Summary
In Winn-Dixie Stores, Inc. v. Nakutis, 435 So.2d 307 (Fla. 5th DCA 1983), petition for review denied, 446 So.2d 100 (Fla. 1984), the court quashed an order authorizing the discovery of internally produced accident reports relating to the grocery store where the plaintiff was injured.
Summary of this case from Fla. Cypress Gardens, Inc. v. MurphyOpinion
No. 83-177.
June 30, 1983. Rehearing Denied August 2, 1983.
Robert E. Bonner, of Pitts, Eubanks Ross, P.A., Orlando, for petitioner.
William W. Carpenter, Longwood, for respondent.
ON PETITION FOR WRIT OF CERTIORARI
This is before us on a petition for Writ of Certiorari to the circuit court invoking our jurisdiction to quash a discovery order. Malt v. Simmons, 405 So.2d 1018 (Fla. 4th DCA 1981); Powell v. Wingard, 402 So.2d 532 (Fla. 5th DCA 1981). We grant the writ and quash the order.
This is a slip and fall case and the plaintiff (respondent here) sought discovery of all internally produced accident reports relating to the particular grocery store where plaintiff claims injury for the years 1977 through the date of the alleged injury in this case. The trial judge granted the discovery but limited it to a period of three years just before the alleged injury.
Petitioner asserts the order requires the production of its "work product" without the required showing of good cause why such usually-protected-from-discovery material should be disclosed. Petitioner says incident reports prepared by a party in anticipation of litigation are work product of the party and its attorneys. Vann v. State, 85 So.2d 133 (Fla. 1956); Florida Power Light Company v. Lineburner, 390 So.2d 133 (Fla. 4th DCA 1980); Fogarty v. Brothers Transfer Company v. Perkins, 250 So.2d 655 (Fla.2d DCA 1971); Grand Union v. Patrick, 247 So.2d 474, 475 (Fla.3d DCA 1971); Sligar v. Tucker, 267 So.2d 54 (Fla. 4th DCA 1972).

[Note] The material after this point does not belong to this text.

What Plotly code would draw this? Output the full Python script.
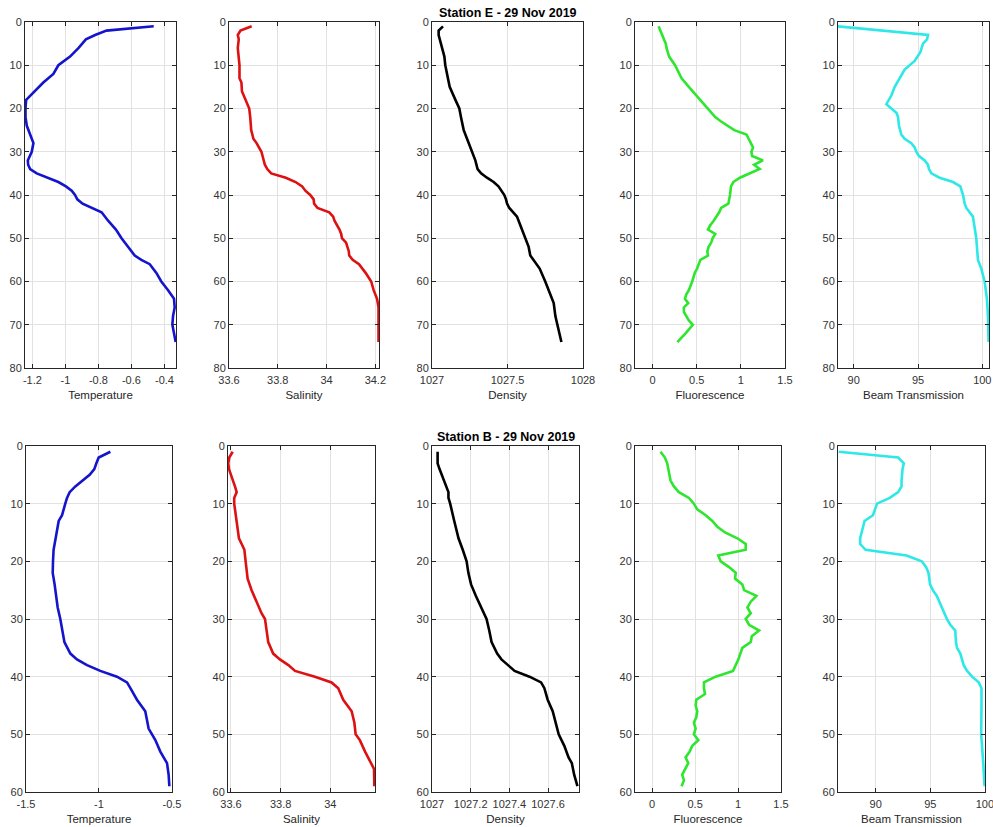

Rule 1.280(b)(2), Florida Rules of Civil Procedure, provides that "only upon a showing that the party seeking discovery has need of the materials in the preparation of his case and that he is unable without undue hardship to obtain the substantial equivalent of the materials by other means" may the court order disclosure of work product material. Plaintiff merely alleged that "such reports and statements are within the limits of permissible discovery and plaintiff is in need of these documents for an effective presentation of her case." A bare assertion that plaintiff is in need is insufficient to permit this kind of discovery. Seaboard Airline Railroad Company v. Timmons, 61 So.2d 426 (Fla. 1952); Speer v. Desrosiers, 361 So.2d 722 (Fla. 4th DCA 1978). Also, there is no indication that the plaintiff could not obtain equivalent discovery by other means without undue hardship, as the rule requires.

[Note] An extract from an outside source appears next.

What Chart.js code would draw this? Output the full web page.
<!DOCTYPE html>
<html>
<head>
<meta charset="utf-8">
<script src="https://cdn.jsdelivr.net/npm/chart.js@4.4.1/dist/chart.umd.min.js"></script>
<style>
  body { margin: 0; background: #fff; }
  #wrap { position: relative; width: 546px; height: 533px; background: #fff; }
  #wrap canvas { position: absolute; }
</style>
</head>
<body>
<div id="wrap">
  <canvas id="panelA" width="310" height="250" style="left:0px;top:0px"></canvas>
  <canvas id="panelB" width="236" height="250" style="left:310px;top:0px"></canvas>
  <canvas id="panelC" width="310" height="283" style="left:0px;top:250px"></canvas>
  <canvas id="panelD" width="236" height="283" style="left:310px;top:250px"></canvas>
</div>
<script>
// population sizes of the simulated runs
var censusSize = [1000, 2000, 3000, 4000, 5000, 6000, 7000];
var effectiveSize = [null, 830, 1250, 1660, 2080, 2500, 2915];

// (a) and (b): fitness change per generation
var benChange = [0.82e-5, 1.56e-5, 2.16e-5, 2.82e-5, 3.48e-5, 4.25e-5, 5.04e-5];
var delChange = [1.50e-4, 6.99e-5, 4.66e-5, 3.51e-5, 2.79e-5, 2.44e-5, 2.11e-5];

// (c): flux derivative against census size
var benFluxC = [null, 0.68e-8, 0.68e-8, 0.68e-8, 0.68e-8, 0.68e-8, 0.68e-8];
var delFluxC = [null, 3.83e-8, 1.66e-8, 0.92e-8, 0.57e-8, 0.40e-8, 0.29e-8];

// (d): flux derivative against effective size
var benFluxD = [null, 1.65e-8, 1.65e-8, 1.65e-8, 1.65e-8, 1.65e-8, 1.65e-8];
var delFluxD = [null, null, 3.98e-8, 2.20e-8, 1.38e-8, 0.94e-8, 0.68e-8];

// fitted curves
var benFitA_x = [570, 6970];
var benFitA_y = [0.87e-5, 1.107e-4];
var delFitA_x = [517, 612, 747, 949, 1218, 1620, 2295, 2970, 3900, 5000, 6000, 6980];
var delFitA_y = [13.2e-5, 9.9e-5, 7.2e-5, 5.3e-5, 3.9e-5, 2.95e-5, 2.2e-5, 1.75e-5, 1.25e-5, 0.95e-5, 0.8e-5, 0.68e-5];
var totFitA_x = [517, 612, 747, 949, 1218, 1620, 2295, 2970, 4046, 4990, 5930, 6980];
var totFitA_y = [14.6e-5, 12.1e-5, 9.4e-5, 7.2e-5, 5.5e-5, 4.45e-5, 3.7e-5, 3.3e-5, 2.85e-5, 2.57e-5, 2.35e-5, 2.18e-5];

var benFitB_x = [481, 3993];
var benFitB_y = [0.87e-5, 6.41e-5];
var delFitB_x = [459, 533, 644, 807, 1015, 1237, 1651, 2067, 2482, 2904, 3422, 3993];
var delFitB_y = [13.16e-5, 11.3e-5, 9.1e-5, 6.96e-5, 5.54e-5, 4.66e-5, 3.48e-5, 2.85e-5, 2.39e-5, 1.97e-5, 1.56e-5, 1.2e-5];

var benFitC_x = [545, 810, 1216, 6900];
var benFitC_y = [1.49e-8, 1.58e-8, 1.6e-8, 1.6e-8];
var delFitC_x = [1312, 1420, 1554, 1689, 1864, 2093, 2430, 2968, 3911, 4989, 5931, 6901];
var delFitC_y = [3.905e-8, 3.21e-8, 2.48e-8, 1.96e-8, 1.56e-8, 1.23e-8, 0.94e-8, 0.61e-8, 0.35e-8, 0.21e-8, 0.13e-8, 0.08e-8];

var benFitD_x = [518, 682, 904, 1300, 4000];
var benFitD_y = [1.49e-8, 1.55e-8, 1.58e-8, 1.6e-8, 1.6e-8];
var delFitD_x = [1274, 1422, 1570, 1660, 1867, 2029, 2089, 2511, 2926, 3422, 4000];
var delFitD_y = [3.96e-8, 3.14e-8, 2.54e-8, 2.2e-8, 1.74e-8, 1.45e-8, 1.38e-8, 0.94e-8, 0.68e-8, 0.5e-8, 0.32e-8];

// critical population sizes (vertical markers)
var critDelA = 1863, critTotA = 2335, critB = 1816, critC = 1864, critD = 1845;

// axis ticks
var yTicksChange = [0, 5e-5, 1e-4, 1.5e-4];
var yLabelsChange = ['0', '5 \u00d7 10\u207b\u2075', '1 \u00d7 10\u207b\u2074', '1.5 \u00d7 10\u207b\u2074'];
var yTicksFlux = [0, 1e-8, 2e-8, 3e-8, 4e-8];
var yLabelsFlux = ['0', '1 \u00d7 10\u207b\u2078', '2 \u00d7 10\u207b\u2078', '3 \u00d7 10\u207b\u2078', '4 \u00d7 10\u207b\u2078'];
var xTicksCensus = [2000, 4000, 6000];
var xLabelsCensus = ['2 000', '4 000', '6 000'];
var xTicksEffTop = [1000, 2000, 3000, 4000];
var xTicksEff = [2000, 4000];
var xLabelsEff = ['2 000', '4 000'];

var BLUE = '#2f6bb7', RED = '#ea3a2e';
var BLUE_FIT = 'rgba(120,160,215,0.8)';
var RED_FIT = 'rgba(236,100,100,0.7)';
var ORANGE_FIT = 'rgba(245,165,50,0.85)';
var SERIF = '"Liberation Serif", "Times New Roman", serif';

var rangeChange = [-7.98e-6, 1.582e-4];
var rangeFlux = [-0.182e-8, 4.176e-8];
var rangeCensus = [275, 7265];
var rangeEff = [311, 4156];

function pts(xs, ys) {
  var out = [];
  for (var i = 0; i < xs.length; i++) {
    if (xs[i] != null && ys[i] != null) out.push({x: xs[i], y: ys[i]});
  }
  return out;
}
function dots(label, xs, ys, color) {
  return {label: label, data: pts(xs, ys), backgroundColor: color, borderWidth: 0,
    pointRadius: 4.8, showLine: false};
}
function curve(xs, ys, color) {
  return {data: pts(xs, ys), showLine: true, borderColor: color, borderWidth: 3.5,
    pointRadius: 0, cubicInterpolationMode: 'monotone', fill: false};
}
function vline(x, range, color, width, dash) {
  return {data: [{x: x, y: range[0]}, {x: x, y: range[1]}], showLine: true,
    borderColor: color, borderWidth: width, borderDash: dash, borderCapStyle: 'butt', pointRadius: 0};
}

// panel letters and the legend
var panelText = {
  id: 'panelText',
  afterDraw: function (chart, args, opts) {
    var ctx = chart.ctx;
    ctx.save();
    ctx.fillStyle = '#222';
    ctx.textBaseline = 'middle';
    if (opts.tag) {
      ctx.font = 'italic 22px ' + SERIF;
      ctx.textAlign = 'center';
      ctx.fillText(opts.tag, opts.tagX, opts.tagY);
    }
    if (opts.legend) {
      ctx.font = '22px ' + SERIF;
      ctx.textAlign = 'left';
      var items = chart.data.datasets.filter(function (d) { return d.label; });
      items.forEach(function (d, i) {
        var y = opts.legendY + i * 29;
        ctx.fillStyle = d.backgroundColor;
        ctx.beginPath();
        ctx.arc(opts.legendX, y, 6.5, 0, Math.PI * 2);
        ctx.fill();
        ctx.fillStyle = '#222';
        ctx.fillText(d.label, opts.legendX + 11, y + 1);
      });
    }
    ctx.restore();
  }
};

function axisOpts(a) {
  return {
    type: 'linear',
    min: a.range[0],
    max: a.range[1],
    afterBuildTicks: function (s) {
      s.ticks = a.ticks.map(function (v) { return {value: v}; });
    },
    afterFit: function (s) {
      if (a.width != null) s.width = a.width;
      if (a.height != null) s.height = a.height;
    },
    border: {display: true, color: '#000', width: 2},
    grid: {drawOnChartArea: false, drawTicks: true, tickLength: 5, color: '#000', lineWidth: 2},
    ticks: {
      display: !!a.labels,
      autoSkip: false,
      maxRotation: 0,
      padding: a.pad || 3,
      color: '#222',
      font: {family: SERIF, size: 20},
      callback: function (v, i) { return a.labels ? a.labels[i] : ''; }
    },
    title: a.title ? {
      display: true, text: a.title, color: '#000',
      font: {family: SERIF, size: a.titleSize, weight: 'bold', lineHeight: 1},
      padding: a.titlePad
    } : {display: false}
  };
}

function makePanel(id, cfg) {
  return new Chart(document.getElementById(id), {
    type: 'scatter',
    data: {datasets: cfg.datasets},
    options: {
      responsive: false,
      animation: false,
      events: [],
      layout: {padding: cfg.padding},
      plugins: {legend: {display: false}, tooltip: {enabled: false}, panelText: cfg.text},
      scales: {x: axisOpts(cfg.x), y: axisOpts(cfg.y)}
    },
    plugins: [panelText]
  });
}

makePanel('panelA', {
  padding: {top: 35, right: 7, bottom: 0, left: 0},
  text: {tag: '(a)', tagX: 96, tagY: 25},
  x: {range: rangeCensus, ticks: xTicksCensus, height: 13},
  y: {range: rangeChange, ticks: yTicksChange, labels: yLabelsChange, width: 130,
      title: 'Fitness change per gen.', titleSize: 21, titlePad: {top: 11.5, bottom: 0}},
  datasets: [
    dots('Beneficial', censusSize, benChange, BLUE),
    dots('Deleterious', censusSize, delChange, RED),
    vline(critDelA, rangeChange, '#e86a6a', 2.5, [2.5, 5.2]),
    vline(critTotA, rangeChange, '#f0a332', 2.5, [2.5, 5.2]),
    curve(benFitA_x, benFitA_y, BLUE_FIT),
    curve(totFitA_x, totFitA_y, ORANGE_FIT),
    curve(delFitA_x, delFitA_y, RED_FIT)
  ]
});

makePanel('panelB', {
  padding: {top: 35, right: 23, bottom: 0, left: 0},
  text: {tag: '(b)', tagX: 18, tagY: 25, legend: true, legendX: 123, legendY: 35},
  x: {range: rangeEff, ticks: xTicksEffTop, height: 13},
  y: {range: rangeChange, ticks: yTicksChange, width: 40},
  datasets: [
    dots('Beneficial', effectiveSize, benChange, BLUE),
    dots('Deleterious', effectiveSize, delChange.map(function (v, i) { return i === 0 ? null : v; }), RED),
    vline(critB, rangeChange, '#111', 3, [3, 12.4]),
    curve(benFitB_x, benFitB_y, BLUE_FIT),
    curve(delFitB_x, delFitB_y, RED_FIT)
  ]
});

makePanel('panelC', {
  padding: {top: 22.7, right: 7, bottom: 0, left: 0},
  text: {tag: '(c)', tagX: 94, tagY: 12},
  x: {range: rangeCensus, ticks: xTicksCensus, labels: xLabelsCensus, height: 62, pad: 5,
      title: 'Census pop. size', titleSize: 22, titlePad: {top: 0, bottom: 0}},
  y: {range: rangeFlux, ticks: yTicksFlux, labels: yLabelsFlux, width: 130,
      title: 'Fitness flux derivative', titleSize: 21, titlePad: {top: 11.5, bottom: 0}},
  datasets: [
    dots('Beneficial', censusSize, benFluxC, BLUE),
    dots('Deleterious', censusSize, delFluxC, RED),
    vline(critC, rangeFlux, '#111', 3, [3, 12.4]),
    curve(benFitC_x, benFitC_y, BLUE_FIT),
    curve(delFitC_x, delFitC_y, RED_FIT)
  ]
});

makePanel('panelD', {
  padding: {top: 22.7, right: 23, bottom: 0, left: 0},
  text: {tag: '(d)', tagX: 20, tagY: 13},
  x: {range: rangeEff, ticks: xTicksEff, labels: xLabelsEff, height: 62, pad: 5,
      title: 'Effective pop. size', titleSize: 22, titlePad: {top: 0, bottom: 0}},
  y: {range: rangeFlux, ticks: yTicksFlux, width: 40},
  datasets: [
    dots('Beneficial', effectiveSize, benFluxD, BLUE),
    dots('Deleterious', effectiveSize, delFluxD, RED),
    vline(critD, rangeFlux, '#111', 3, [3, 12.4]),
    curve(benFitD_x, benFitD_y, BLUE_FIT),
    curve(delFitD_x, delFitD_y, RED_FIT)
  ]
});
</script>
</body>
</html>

Although the plaintiff urges the materials sought are not work product we cannot help but say otherwise. Work product is defined in Rule 1.280 as ". . . documents and tangible things . . . prepared in anticipation of litigation. . . ." It is hardly arguable that an accident report of a slip and fall incident in a grocery store, prepared by the grocery store employees or agents, is not a document prepared in anticipation of litigation. Those reports certainly are not prepared because of some morbid curiosity about how people fall at the market. Experience has shown all retail stores that people who fall in their stores try to be compensated for their injuries. Experience has also shown those stores that bogus or frivolous or exaggerated claims might be made. A potential defendant's right to fully investigate and memorialize the results of the investigation should not be restricted any more than should a potential plaintiff's. Our system of advocacy and dispute settlement by trial mandates that each side should be able to use its sources of investigation without fear of having to disclose it all to its opponents. This allows for free discussion and communication during preparation for litigation. If all reports and other communications of the litigants were available to the opposition then those communications would certainly be stilted, unrevealing and thus self-defeating in their purpose.
So, absent a showing of (1) a need and (2) an inability to otherwise obtain the substantial equivalent without undue hardship, the plaintiff is not entitled to compelled discovery of the accident reports.
Order QUASHED.
COBB and FRANK D. UPCHURCH, Jr., JJ., concur.